Blitz Kids, New Romantics, fashion, pop music, Swinging 80s, archive, nightlife, Steve Strange, Keith Lodwick, lunchtime lecture, V&A museum,

Giving this week’s V&A Lunchtime Lecture, May 2018: Curator Keith Lodwick in full flow. . . On-screen, Bowie’s Pierrot costume displayed in the V&A’s 2013 exhibition Bowie Is, with Steve Strange and other Blitz Kids pictured in Bowie’s Ashes to Ashes video in 1980

80S POP-STAR FRIENDS OF STEVE STRANGE turned out this week for a unique event at the V&A, the UK’s premier museum of art and design. The weekly Lunchtime Lecture was titled Steve Strange: From Blitz Club to Top of the Pops, and was delivered by Keith Lodwick, curator of Theatre and Screen Arts, to an audience that included singer Clare Grogan, ABC’s Martin Fry and his wife Julie, Jennie Matthias from The Belle Stars and Fifi Russell from Yip Yip Coyote. Steve’s mother Gillian Harrington and his sister Tanya had travelled from Wales with PR Amanda Lloyd to attend the occasion with other family members.

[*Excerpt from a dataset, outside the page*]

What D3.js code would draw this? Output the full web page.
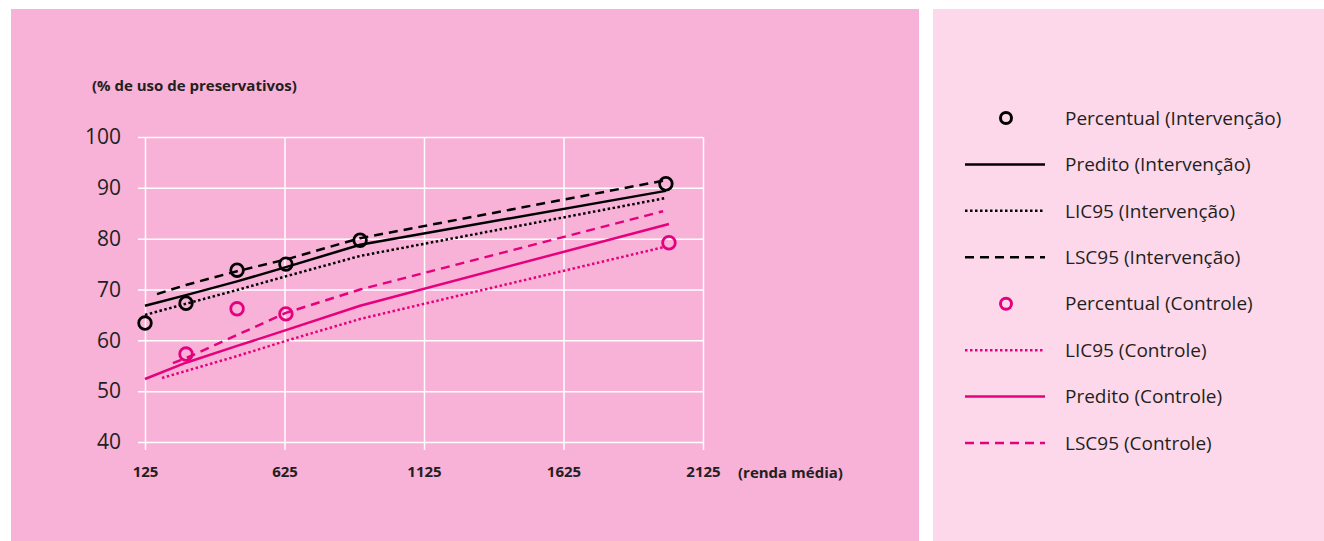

The talk traced Strange’s flamboyant life from Wigan Casino, through glam-rock and punk, to hosting a landmark club-night at Billy’s jointly with deejay Rusty Egan, then another at the Blitz in 1979–80. This was the club-night that Band Aid organiser Midge Ure has described as “the beating heart of the electronic dance music that led the 1980s.”

Strange said of his strict admissions policy on the door: “I wanted creative-minded pioneers who looked like a walking piece of art.” Indeed, the club became Strange’s own catwalk for sporting outrageous outfits by both the leading designers of the day and London’s budding fashion students. Lodwick said: “He once told a journalist ‘I am on stage 24 hours a day’. Steve, who died in 2015, remains one of the enduring figures of the New Romantic period.”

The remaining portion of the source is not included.